• _Given request_: Restate, exactly and without pictures, the lines from the start of the listing below through the line holding "2mu minus 1mu".

• _Supplied data_:
>>>

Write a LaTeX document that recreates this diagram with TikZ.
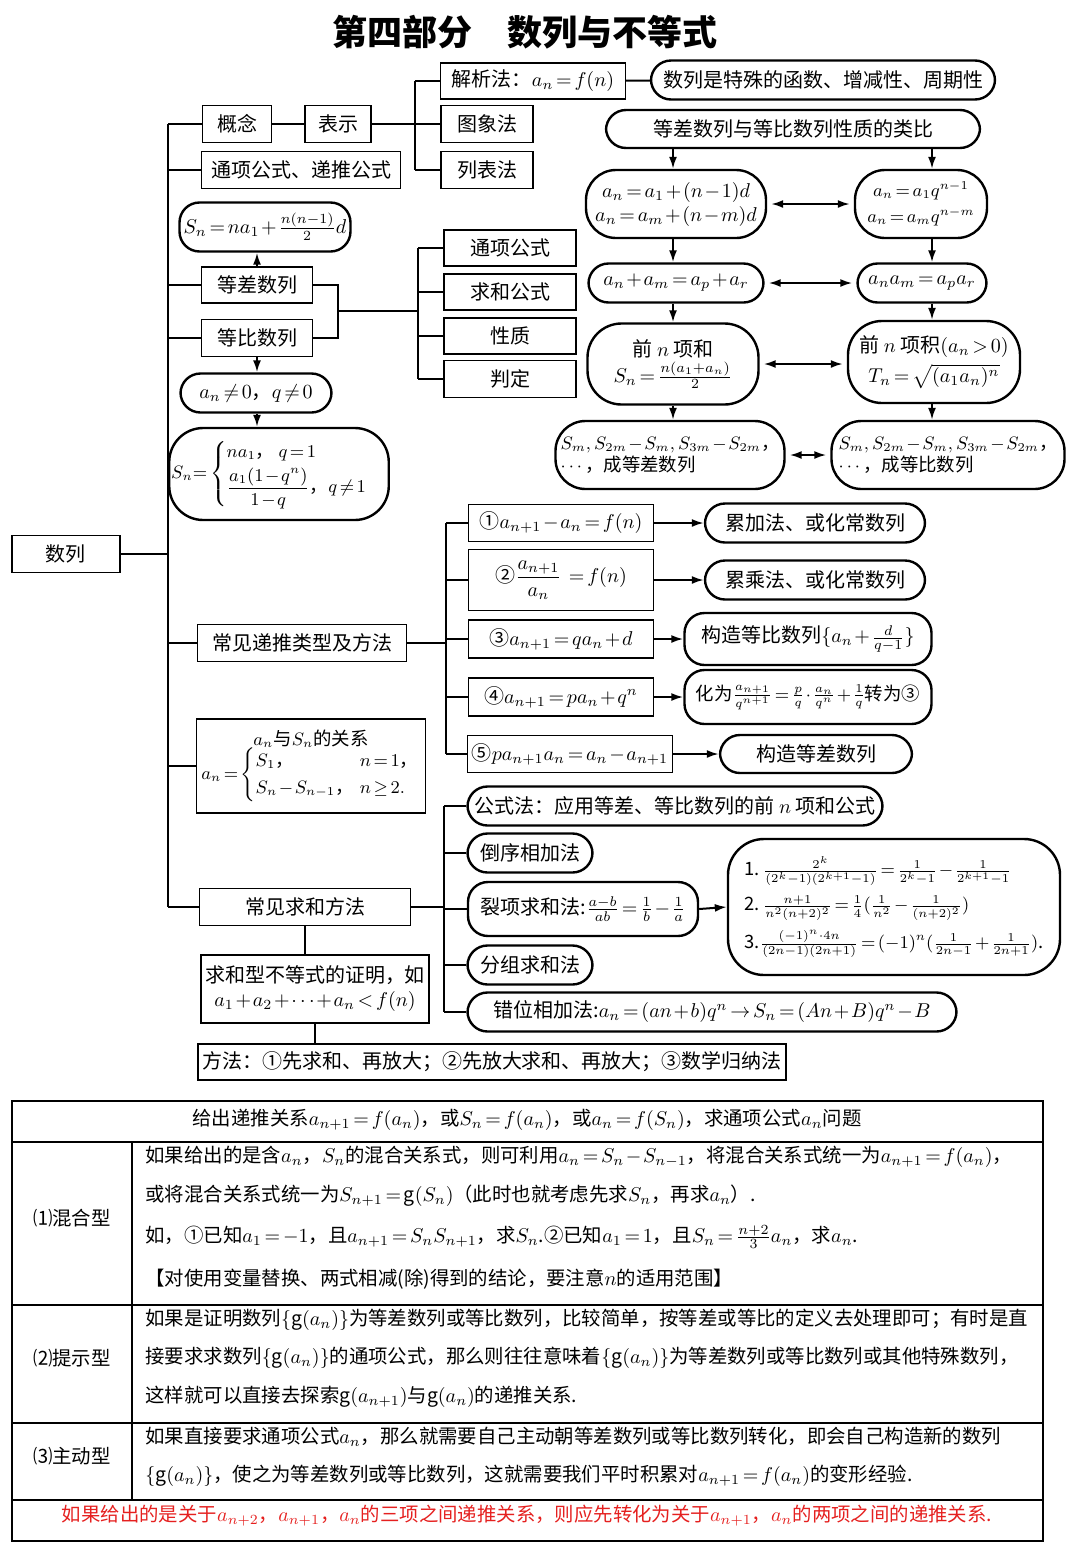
\documentclass[tikz,border=0pt]{standalone}
\usepackage{amsmath}
\usepackage{fontspec}
\setmainfont{Noto Sans CJK SC}
\usetikzlibrary{arrows.meta, positioning, calc}
\definecolor{alert}{HTML}{E5201F}
\medmuskip=1.5mu plus 1mu minus 1mu
\thickmuskip=2.5mu plus 2mu minus 1mu

\begin{document}
\begin{tikzpicture}[x=0.5pt, y=-0.5pt,
    font=\fontsize{10}{12}\selectfont,
    wh/.style 2 args={minimum width={#1*0.5pt}, minimum height={#2*0.5pt}},
    rect/.style={draw, line width=0.7pt, inner sep=2pt, align=center},
    pill/.style={draw, line width=1.2pt, rounded corners=10pt, inner sep=2pt, align=center},
    small/.style={font=\fontsize{9.2}{11}\selectfont, inner sep=1pt},
    link/.style={line width=1pt},
    arr/.style={line width=1pt, -{Latex[length=6pt,width=4pt]}},
    darr/.style={line width=1pt, {Latex[length=6pt,width=4pt]}-{Latex[length=6pt,width=4pt]}, shorten <=2pt, shorten >=2pt},
    tbl/.style={line width=0.8pt},
    row/.style={anchor=west, inner sep=0pt, font=\fontsize{9.7}{12}\selectfont}
  ]
  \useasboundingbox (0,0) rectangle (1080,1559);
  \node[font=\fontsize{17.5}{20}\selectfont\bfseries] (title) at (525,32) {第四部分　数列与不等式};

  % main trunk
  \node[rect, wh={108}{37}] (shulie) at (66,554) {数列};
  \node[rect, wh={69}{37}] (gainian) at (237,124) {概念};
  \node[rect, wh={66}{37}] (biaoshi) at (338,124) {表示};
  \node[rect, wh={185}{36}] (jiexi) at (533,81) {解析法：$a_n=f(n)$};
  \node[rect, wh={92}{37}] (tuxiang) at (487,124) {图象法};
  \node[rect, wh={92}{37}] (liebiao) at (487,170) {列表法};
  \node[pill, wh={344}{39}] (hanshu) at (823,80) {数列是特殊的函数、增减性、周期性};
  \node[rect, wh={199}{37}] (tongdi) at (301,170) {通项公式、递推公式};
  \node[pill, wh={171}{49}] (dcsum) at (265,227) {$S_n=na_1+\frac{n(n-1)}{2}d$};
  \node[rect, wh={111}{36}] (dengcha) at (257,285) {等差数列};
  \node[rect, wh={111}{37}] (dengbi) at (257,338) {等比数列};
  \node[rect, wh={132}{36}] (tongxiang) at (510,248) {通项公式};
  \node[rect, wh={132}{36}] (qiuhe) at (510,292) {求和公式};
  \node[rect, wh={132}{36}] (xingzhi) at (510,336) {性质};
  \node[rect, wh={132}{37}] (panding) at (510,379) {判定};
  \node[pill, wh={151}{39}] (fei0) at (256,393) {$a_n\neq0$，$q\neq0$};
  \node[pill, small, wh={198}{92}, rounded corners=17pt] (dbsum) at (279,474)
    {$S_n{=}\begin{cases} na_1\text{，}\ q=1\\[1pt] \dfrac{a_1(1-q^n)}{1-q}\text{，}q\neq1\end{cases}$};
  \node[rect, wh={209}{37}] (ditui) at (302,643) {常见递推类型及方法};
  \node[rect, small, wh={229}{94}] (guanxi) at (311,766)
    {$a_n$与$S_n$的关系\\[-1pt]
     $a_n=\begin{cases}S_1\text{，} & \hspace{-6pt}n=1\text{，}\\ S_n-S_{n-1}\text{，} & \hspace{-6pt}n\geq2.\end{cases}$};
  \node[rect, wh={211}{37}] (qiuhefa) at (305,907) {常见求和方法};
  \node[rect, wh={224}{68}] (buding) at (315,989)
    {求和型不等式的证明，如\\ $a_1+a_2+\cdots+a_n<f(n)$};
  \node[rect, wh={584}{36}] (fangfa) at (492,1062)
    {方法：①先求和、再放大；②先放大求和、再放大；③数学归纳法};

  \coordinate (trunk) at (168,0);
  \coordinate (br1) at (415,0);
  \coordinate (br2) at (338,0);
  \coordinate (br3) at (418,0);
  \coordinate (pair) at (338,311);
  \draw[link] (gainian.west -| trunk) -- (qiuhefa.west -| trunk);
  \foreach \n in {gainian, tongdi, dengcha, dengbi, ditui, guanxi, qiuhefa}
    \draw[link] (\n.west) -- (\n.west -| trunk);
  \draw[link] (shulie.east) -- (shulie.east -| trunk);
  \draw[link] (gainian) -- (biaoshi);
  \draw[link] (biaoshi.east) -- (biaoshi.east -| br1);
  \draw[link] (jiexi.west -| br1) -- (liebiao.west -| br1);
  \foreach \n in {jiexi, tuxiang, liebiao}
    \draw[link] (\n.west) -- (\n.west -| br1);
  \draw[link] (jiexi) -- (hanshu);
  \draw[link] (dengcha.east) -| (dengbi.east -| br2) -- (dengbi.east);
  \draw[link] (pair) -- (pair -| br3);
  \draw[link] (tongxiang.west -| br3) -- (panding.west -| br3);
  \foreach \n in {tongxiang, qiuhe, xingzhi, panding}
    \draw[link] (\n.west) -- (\n.west -| br3);
  \draw[arr] (dengcha.north) -- (dengcha.north |- dcsum.south);
  \draw[arr] (dengbi.south) -- (dengbi.south |- fei0.north);
  \draw[arr] (fei0.south -| dengbi) -- (dbsum.north -| dengbi);

  % analogy
  \node[pill, wh={374}{38}] (leibi) at (793,129) {等差数列与等比数列性质的类比};
  \node[pill, wh={180}{68}, rounded corners=15pt] (L1) at (676,204)
    {$a_n=a_1+(n-1)d$\\ $a_n=a_m+(n-m)d$};
  \node[pill, small, wh={132}{68}, rounded corners=15pt] (R1) at (921,204)
    {$a_n=a_1q^{n-1}$\\[2pt] $a_n=a_mq^{n-m}$};
  \node[pill, wh={175}{39}] (L2) at (676,283) {$a_n+a_m=a_p+a_r$};
  \node[pill, wh={129}{39}] (R2) at (922,283) {$a_na_m=a_pa_r$};
  \node[pill, wh={171}{81}, rounded corners=17pt] (L3) at (673,364)
    {前 $n$ 项和\\[1pt] $S_n=\frac{n(a_1+a_n)}{2}$};
  \node[pill, wh={172}{82}, rounded corners=17pt] (R3) at (934,362)
    {前 $n$ 项积$(a_n>0)$\\[3pt] $T_n=\sqrt{(a_1a_n)^n}$};
  \node[pill, small, wh={229}{68}, rounded corners=15pt, align=left] (L4) at (670,455)
    {$S_m,S_{2m}-S_m,S_{3m}-S_{2m}$，\\ $\cdots$，成等差数列};
  \node[pill, small, wh={233}{68}, rounded corners=15pt, align=left] (R4) at (948,455)
    {$S_m,S_{2m}-S_m,S_{3m}-S_{2m}$，\\ $\cdots$，成等比数列};
  \coordinate (colL) at (673,0);
  \coordinate (colR) at (932,0);
  \draw[arr] (leibi.south -| colL) -- (L1.north -| colL);
  \draw[arr] (leibi.south -| colR) -- (R1.north -| colR);
  \foreach \a/\b in {L1/L2, L2/L3, L3/L4}
    \draw[arr] (\a.south -| colL) -- (\b.north -| colL);
  \foreach \a/\b in {R1/R2, R2/R3, R3/R4}
    \draw[arr] (\a.south -| colR) -- (\b.north -| colR);
  \foreach \i in {1,...,4}
    \draw[darr] (L\i.east) -- (L\i.east -| R\i.west);

  % recurrences
  \node[rect, wh={185}{37}] (r1) at (561,523) {①$a_{n+1}-a_n=f(n)$};
  \node[rect, wh={185}{61}] (r2) at (561,580) {②$\dfrac{a_{n+1}}{a_n}\ =f(n)$};
  \node[rect, wh={185}{38}] (r3) at (561,639) {③$a_{n+1}=qa_n+d$};
  \node[rect, wh={185}{38}] (r4) at (561,697) {④$a_{n+1}=pa_n+q^n$};
  \node[rect, wh={205}{37}] (r5) at (570,754) {⑤$pa_{n+1}a_n=a_n-a_{n+1}$};
  \node[pill, wh={220}{39}] (m1) at (815,523) {累加法、或化常数列};
  \node[pill, wh={220}{39}] (m2) at (815,580) {累乘法、或化常数列};
  \node[pill, wh={247}{52}] (m3) at (808,639) {构造等比数列$\{a_n+\frac{d}{q-1}\}$};
  \node[pill, small, wh={247}{54}] (m4) at (808,697)
    {化为$\frac{a_{n+1}}{q^{n+1}}=\frac{p}{q}\cdot\frac{a_n}{q^n}+\frac{1}{q}$转为③};
  \node[pill, wh={192}{38}] (m5) at (816,754) {构造等差数列};
  \coordinate (br4) at (446,0);
  \draw[link] (ditui.east) -- (ditui.east -| br4);
  \draw[link] (r1.west -| br4) -- (r5.west -| br4);
  \foreach \i in {1,...,5} {
    \draw[link] (r\i.west) -- (r\i.west -| br4);
    \draw[arr] (r\i.east) -- (m\i.west);
  }

  % summation
  \node[pill, wh={415}{39}] (s1) at (675,806) {公式法：应用等差、等比数列的前 $n$ 项和公式};
  \node[pill, wh={125}{39}] (s2) at (530,853) {倒序相加法};
  \node[pill, wh={230}{54}] (s3) at (583,909) {裂项求和法:$\frac{a-b}{ab}=\frac{1}{b}-\frac{1}{a}$};
  \node[pill, wh={125}{39}] (s4) at (530,965) {分组求和法};
  \node[pill, wh={489}{39}] (s5) at (712,1012) {错位相加法:$a_n=(an+b)q^n\to S_n=(An+B)q^n-B$};
  \node[pill, small, wh={332}{136}, rounded corners=18pt, align=left] (liexiang) at (894,907)
    {1.\,$\frac{2^k}{(2^k-1)(2^{k+1}-1)}=\frac{1}{2^k-1}-\frac{1}{2^{k+1}-1}$\\[4pt]
     2.\,$\frac{n+1}{n^2(n+2)^2}=\frac{1}{4}(\frac{1}{n^2}-\frac{1}{(n+2)^2})$\\[4pt]
     3.$\frac{(-1)^n\cdot4n}{(2n-1)(2n+1)}=(-1)^n(\frac{1}{2n-1}+\frac{1}{2n+1})$.};
  \coordinate (br5) at (444,0);
  \draw[link] (qiuhefa.east) -- (qiuhefa.east -| br5);
  \draw[link] (s1.west -| br5) -- (s5.west -| br5);
  \foreach \i in {1,...,5}
    \draw[link] (s\i.west) -- (s\i.west -| br5);
  \draw[arr] (s3.east) -- (liexiang.west);
  \draw[link] (qiuhefa.south) -- (qiuhefa.south |- buding.north);
  \draw[link] (buding.south) -- (buding.south |- fangfa.north);

  % table
  \draw[tbl] (12,1101) rectangle (1043,1541);
  \foreach \y in {1142,1305,1423,1500}
    \draw[tbl] (12,\y) -- (1043,\y);
  \draw[tbl] (132,1142) -- (132,1500);
  \node[font=\fontsize{9.7}{12}\selectfont] (head) at (527,1120) {给出递推关系$a_{n+1}=f(a_n)$，或$S_n=f(a_n)$，或$a_n=f(S_n)$，求通项公式$a_n$问题};
  \node[font=\fontsize{9.7}{12}\selectfont] (hunhe) at (72,1218) {⑴混合型};
  \node[font=\fontsize{9.7}{12}\selectfont] (tishi) at (72,1358) {⑵提示型};
  \node[font=\fontsize{9.7}{12}\selectfont] (zhudong) at (72,1456) {⑶主动型};
  \node[row] (h1) at (145,1157) {如果给出的是含$a_n$，$S_n$的混合关系式，则可利用$a_n=S_n-S_{n-1}$，将混合关系式统一为$a_{n+1}=f(a_n)$，};
  \node[row] (h2) at (145,1196) {或将混合关系式统一为$S_{n+1}=\mathrm{g}(S_n)$（此时也就考虑先求$S_n$，再求$a_n$）.};
  \node[row] (h3) at (145,1237) {如，①已知$a_1=-1$，且$a_{n+1}=S_nS_{n+1}$，求$S_n$.②已知$a_1=1$，且$S_n=\frac{n+2}{3}a_n$，求$a_n$.};
  \node[row] (h4) at (145,1279) {【对使用变量替换、两式相减(除)得到的结论，要注意$n$的适用范围】};
  \node[row] (t1) at (145,1320) {如果是证明数列$\{\mathrm{g}(a_n)\}$为等差数列或等比数列，比较简单，按等差或等比的定义去处理即可；有时是直};
  \node[row] (t2) at (145,1358) {接要求求数列$\{\mathrm{g}(a_n)\}$的通项公式，那么则往往意味着$\{\mathrm{g}(a_n)\}$为等差数列或等比数列或其他特殊数列，};
  \node[row] (t3) at (145,1397) {这样就可以直接去探索$\mathrm{g}(a_{n+1})$与$\mathrm{g}(a_n)$的递推关系.};
  \node[row] (z1) at (145,1437) {如果直接要求通项公式$a_n$，那么就需要自己主动朝等差数列或等比数列转化，即会自己构造新的数列};
  \node[row] (z2) at (145,1476) {$\{\mathrm{g}(a_n)\}$，使之为等差数列或等比数列，这就需要我们平时积累对$a_{n+1}=f(a_n)$的变形经验.};
  \node[text=alert, font=\fontsize{9.7}{12}\selectfont] (tip) at (527,1516) {如果给出的是关于$a_{n+2}$，$a_{n+1}$，$a_n$的三项之间递推关系，则应先转化为关于$a_{n+1}$，$a_n$的两项之间的递推关系.};
\end{tikzpicture}
\end{document}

<<<

• _Solution for this problem_:
Write a LaTeX document that recreates this diagram with TikZ.
\documentclass[tikz,border=0pt]{standalone}
\usepackage{amsmath}
\usepackage{fontspec}
\setmainfont{Noto Sans CJK SC}
\usetikzlibrary{arrows.meta, positioning, calc}
\definecolor{alert}{HTML}{E5201F}
\medmuskip=1.5mu plus 1mu minus 1mu
\thickmuskip=2.5mu plus 2mu minus 1mu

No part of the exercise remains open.